Words by Richard Appignanesi

Art by Kate Brown

Paperback, 208 pp, £9.99

"The course of true love never did run smooth," complains Lysander, little realising how right he is about to be proved. A fusion of classic Shakespeare with manga visuals, this is a cutting-edge adaptation about four young Athenian lovers and a troupe of amateur actors. Frustrated by modern-day Athens' enduring restrictions and hierarchies, the lovers find their hearts' desire in an enchanted moonlit forest, home to mischievous fairies and spirits. Chaos reigns as jealousy and a powerful love potion combine, plunging all of the characters into romantic turmoil.

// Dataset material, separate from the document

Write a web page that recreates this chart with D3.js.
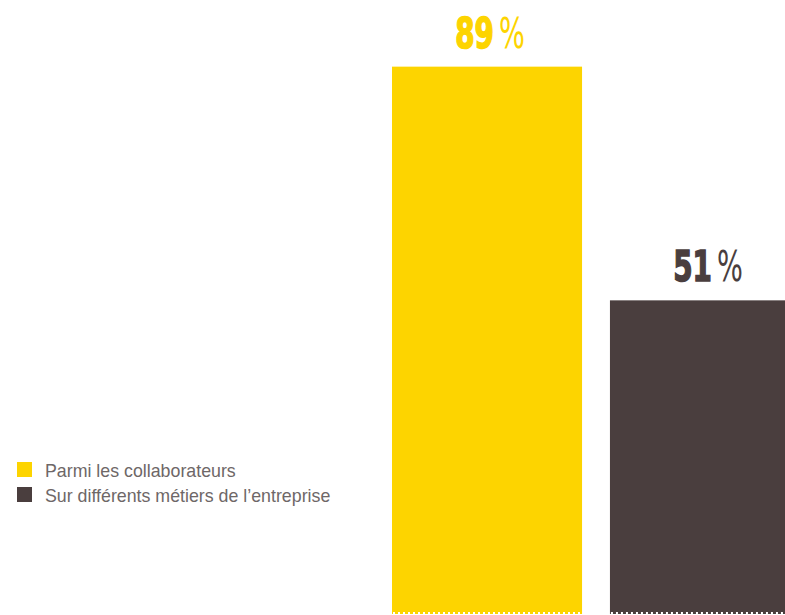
<!DOCTYPE html>
<html>
<head>
<meta charset="utf-8">
<script src="https://cdn.jsdelivr.net/npm/d3@7"></script>
<style>
  body { margin: 0; background: #fff; }
  svg { display: block; }
</style>
</head>
<body>
<div id="chart"></div>
<script>
// data
const categories = ["Parmi les collaborateurs", "Sur différents métiers de l’entreprise"];
const values = [89, 51];
const colors = ["#fdd400", "#4a3e3e"];

const width = 785, height = 615;

const svg = d3.select("#chart")
  .append("svg")
    .attr("width", width)
    .attr("height", height);

// x: two wide bars, second one runs off the right edge
const x = d3.scaleBand()
    .domain(categories)
    .range([392, 800])
    .paddingInner(0.128)
    .paddingOuter(0);

// y: percent
const y = d3.scaleLinear()
    .domain([0, 100])
    .range([614, -1]);

// bars
svg.selectAll("rect.bar")
  .data(categories)
  .join("rect")
    .attr("class", "bar")
    .attr("x", d => x(d))
    .attr("width", x.bandwidth())
    .attr("y", (d, i) => y(values[i]))
    .attr("height", (d, i) => y(0) - y(values[i]))
    .attr("fill", (d, i) => colors[i]);

// dotted white edge at the bottom of the bars
svg.selectAll("line.edge")
  .data(categories)
  .join("line")
    .attr("class", "edge")
    .attr("x1", d => x(d) + 1)
    .attr("x2", d => x(d) + x.bandwidth())
    .attr("y1", y(0) - 1)
    .attr("y2", y(0) - 1)
    .attr("stroke", "#fff")
    .attr("stroke-width", 2)
    .attr("stroke-dasharray", "2,3");

// value labels, squeezed horizontally to look condensed
const labels = svg.selectAll("g.value")
  .data(categories)
  .join("g")
    .attr("class", "value")
    .attr("transform", (d, i) =>
      `translate(${x(d) + x.bandwidth() / 2 + 3},${y(values[i]) - 19}) scale(0.72,1)`)
  .append("text")
    .attr("text-anchor", "middle")
    .attr("fill", (d, i) => colors[i])
    .style("font-family", "'DejaVu Sans Condensed', 'DejaVu Sans', sans-serif")
    .style("font-size", "43px")
    .style("font-weight", "bold");

labels.append("tspan")
    .attr("stroke", (d, i) => colors[i])
    .attr("stroke-width", 1.5)
    .text((d, i) => values[i]);
labels.append("tspan")
    .attr("dx", 7)
    .style("font-weight", "normal")
    .style("font-size", "42px")
    .text("%");

// legend
const legend = svg.append("g")
    .attr("transform", "translate(17,462)");

const item = legend.selectAll("g")
  .data(categories)
  .join("g")
    .attr("transform", (d, i) => `translate(0,${i * 25})`);

item.append("rect")
    .attr("width", 15)
    .attr("height", 15)
    .attr("fill", (d, i) => colors[i]);

item.append("text")
    .attr("x", 28)
    .attr("y", 15)
    .attr("fill", "#6e6767")
    .style("font-family", "'Liberation Sans', Arial, sans-serif")
    .style("font-size", "17.8px")
    .text(d => d);
</script>
</body>
</html>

A Midsummer Night's Dream is part of Manga Shakespeare, a series of graphic novel adaptations of William Shakespeare's plays. Drawing inspiration from trend-setting Japan and using Shakespeare's original texts, this series – adapted by Richard Appignanesi and illustrated by leading manga artists – brings to life the great Bard's words for students, Shakespeare enthusiasts and manga fans.


Kate Brown


Kate Brown is a comics artist and illustrator. Her stories have been published in the Best New Manga series – a publication of cutting edge international manga – and The Girly Comic, among others. A graduate of England's only Sequential Illustration course, specialising in graphic novels, her books include The Spider Moon, which was published by Random House.

Richard Appignanesi


Richard Appignanesi is a PhD graduate in classical art history. He was a founder and co-director of the Writers & Readers Publishing Cooperative, and later of Icon Books Ltd, where he served as originating editor of the internationally acclaimed illustrated Beginners and Introducing series, to which he contributed his own bestselling titles, Freud, Postmodernism, Existentialism and others. A former executive editor of the art journal Third Text, reviews editor of Futures and exhibition curator, Richard is the author of the fiction trilogy Italia Perversa, the novel Yukio Mishima’s Report to the Emperor and the Granta title What do Existentialists Believe? For SelfMadeHero, he adapted the texts for the Manga Shakespeare series, as well as The Wolf Man and Hysteria in the Graphic Freud series.

Reviews

"If I have my way, comics will play their part in the literacy debate. My son has no interest in English at school, but has devoured three Manga Shakespeare graphic novels, plus the graphic novel of Kafka's The Trial.
— Ian Rankin
"This series does in book form what film director Baz Luhrmann did on screen – make Shakespeare cool and accessible to a younger generation… [the] artists use the dynamic flow of manga to give Shakespeare's plots an addictive page-turning energy."